| TASK TO COMPLETE |
From the records below, please print only the lines from the one containing "Give me the matplotlib source for this chart." through the one containing "color=red, markeredgewidth=0, label='Pred', clip_on=False)", both included. Skip the pictures.
**** INPUT DATA
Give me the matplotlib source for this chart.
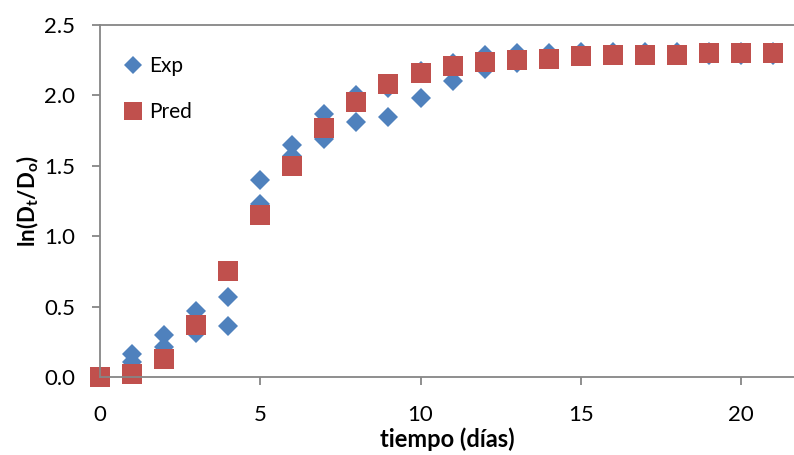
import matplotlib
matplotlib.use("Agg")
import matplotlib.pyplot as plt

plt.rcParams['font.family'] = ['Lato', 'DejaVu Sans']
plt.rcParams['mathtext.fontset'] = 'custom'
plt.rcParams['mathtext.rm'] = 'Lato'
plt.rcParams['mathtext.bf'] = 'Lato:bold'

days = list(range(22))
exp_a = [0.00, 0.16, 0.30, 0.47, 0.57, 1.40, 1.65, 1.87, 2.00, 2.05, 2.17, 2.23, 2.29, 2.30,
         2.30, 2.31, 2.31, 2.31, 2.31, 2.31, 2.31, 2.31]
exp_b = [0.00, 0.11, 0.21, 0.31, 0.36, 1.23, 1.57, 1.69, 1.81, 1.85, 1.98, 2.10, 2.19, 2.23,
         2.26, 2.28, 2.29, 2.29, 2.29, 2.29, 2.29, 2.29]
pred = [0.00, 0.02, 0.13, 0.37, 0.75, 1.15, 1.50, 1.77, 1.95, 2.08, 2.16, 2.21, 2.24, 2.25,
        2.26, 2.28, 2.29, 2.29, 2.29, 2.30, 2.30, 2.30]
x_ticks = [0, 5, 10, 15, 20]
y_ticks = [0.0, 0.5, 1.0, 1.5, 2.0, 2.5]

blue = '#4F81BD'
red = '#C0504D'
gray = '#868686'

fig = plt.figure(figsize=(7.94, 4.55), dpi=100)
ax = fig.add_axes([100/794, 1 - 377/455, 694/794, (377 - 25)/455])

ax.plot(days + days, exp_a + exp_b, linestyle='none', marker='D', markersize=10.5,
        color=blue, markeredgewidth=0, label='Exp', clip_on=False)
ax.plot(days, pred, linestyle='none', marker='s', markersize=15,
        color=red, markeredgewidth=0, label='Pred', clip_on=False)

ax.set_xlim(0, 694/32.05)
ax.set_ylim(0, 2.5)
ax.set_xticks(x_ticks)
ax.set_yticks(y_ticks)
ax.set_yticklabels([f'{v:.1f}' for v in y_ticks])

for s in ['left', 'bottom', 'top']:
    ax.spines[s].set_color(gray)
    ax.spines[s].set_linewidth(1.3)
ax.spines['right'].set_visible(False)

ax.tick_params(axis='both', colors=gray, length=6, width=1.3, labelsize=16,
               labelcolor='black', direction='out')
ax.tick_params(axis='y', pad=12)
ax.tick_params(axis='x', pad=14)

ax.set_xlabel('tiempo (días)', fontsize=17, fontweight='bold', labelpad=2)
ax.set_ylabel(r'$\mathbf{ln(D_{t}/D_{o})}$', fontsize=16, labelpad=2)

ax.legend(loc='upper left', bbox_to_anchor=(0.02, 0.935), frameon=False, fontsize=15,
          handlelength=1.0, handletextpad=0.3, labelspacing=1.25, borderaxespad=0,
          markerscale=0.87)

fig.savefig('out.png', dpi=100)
********
**** INPUT DATA
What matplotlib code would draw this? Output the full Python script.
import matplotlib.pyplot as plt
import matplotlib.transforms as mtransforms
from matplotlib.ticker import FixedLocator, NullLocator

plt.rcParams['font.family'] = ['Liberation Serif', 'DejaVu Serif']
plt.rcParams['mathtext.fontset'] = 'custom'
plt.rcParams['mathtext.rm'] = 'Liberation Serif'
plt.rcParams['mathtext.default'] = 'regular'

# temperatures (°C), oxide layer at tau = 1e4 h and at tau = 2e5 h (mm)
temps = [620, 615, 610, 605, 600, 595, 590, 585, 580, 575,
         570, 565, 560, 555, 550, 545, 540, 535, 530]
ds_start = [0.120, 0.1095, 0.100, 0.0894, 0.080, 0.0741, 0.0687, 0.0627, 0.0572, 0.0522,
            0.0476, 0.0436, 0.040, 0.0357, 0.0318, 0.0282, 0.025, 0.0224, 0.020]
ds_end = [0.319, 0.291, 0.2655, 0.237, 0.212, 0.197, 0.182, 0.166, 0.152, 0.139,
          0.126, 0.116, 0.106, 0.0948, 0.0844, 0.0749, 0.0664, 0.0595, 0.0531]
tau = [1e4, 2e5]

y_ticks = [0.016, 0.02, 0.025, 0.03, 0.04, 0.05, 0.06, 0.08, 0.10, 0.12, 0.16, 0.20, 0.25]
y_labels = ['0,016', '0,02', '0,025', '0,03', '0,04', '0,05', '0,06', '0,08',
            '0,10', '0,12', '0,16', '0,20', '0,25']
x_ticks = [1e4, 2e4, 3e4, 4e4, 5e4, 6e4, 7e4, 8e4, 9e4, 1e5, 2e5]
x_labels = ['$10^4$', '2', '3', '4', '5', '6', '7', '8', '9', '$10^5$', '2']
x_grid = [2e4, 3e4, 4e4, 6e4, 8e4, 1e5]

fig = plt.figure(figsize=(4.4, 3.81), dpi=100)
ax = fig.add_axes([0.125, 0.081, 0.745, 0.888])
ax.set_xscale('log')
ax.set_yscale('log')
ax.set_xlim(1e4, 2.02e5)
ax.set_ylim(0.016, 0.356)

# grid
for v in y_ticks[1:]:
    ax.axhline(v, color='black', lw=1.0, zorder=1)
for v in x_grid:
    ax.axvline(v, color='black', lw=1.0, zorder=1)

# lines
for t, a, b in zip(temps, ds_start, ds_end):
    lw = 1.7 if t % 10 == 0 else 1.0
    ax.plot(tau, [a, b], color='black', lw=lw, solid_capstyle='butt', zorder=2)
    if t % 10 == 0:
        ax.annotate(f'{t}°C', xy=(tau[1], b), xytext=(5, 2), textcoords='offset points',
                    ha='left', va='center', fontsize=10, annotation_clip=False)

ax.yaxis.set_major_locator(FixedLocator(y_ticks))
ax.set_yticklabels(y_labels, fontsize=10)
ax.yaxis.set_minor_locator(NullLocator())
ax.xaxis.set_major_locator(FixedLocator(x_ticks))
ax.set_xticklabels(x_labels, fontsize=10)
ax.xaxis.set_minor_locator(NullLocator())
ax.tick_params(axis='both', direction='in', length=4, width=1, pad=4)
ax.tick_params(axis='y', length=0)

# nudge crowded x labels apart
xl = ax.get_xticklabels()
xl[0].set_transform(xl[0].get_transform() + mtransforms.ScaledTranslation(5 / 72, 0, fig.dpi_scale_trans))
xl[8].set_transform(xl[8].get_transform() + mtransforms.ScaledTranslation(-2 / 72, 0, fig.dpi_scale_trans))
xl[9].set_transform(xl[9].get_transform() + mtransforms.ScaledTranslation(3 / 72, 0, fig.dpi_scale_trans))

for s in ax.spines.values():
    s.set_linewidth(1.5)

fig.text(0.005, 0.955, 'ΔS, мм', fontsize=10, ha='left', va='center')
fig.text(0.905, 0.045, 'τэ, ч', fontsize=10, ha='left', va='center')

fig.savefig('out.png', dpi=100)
********
| TASK OUTPUT |
Give me the matplotlib source for this chart.
import matplotlib
matplotlib.use("Agg")
import matplotlib.pyplot as plt

plt.rcParams['font.family'] = ['Lato', 'DejaVu Sans']
plt.rcParams['mathtext.fontset'] = 'custom'
plt.rcParams['mathtext.rm'] = 'Lato'
plt.rcParams['mathtext.bf'] = 'Lato:bold'

days = list(range(22))
exp_a = [0.00, 0.16, 0.30, 0.47, 0.57, 1.40, 1.65, 1.87, 2.00, 2.05, 2.17, 2.23, 2.29, 2.30,
         2.30, 2.31, 2.31, 2.31, 2.31, 2.31, 2.31, 2.31]
exp_b = [0.00, 0.11, 0.21, 0.31, 0.36, 1.23, 1.57, 1.69, 1.81, 1.85, 1.98, 2.10, 2.19, 2.23,
         2.26, 2.28, 2.29, 2.29, 2.29, 2.29, 2.29, 2.29]
pred = [0.00, 0.02, 0.13, 0.37, 0.75, 1.15, 1.50, 1.77, 1.95, 2.08, 2.16, 2.21, 2.24, 2.25,
        2.26, 2.28, 2.29, 2.29, 2.29, 2.30, 2.30, 2.30]
x_ticks = [0, 5, 10, 15, 20]
y_ticks = [0.0, 0.5, 1.0, 1.5, 2.0, 2.5]

blue = '#4F81BD'
red = '#C0504D'
gray = '#868686'

fig = plt.figure(figsize=(7.94, 4.55), dpi=100)
ax = fig.add_axes([100/794, 1 - 377/455, 694/794, (377 - 25)/455])

ax.plot(days + days, exp_a + exp_b, linestyle='none', marker='D', markersize=10.5,
        color=blue, markeredgewidth=0, label='Exp', clip_on=False)
ax.plot(days, pred, linestyle='none', marker='s', markersize=15,
        color=red, markeredgewidth=0, label='Pred', clip_on=False)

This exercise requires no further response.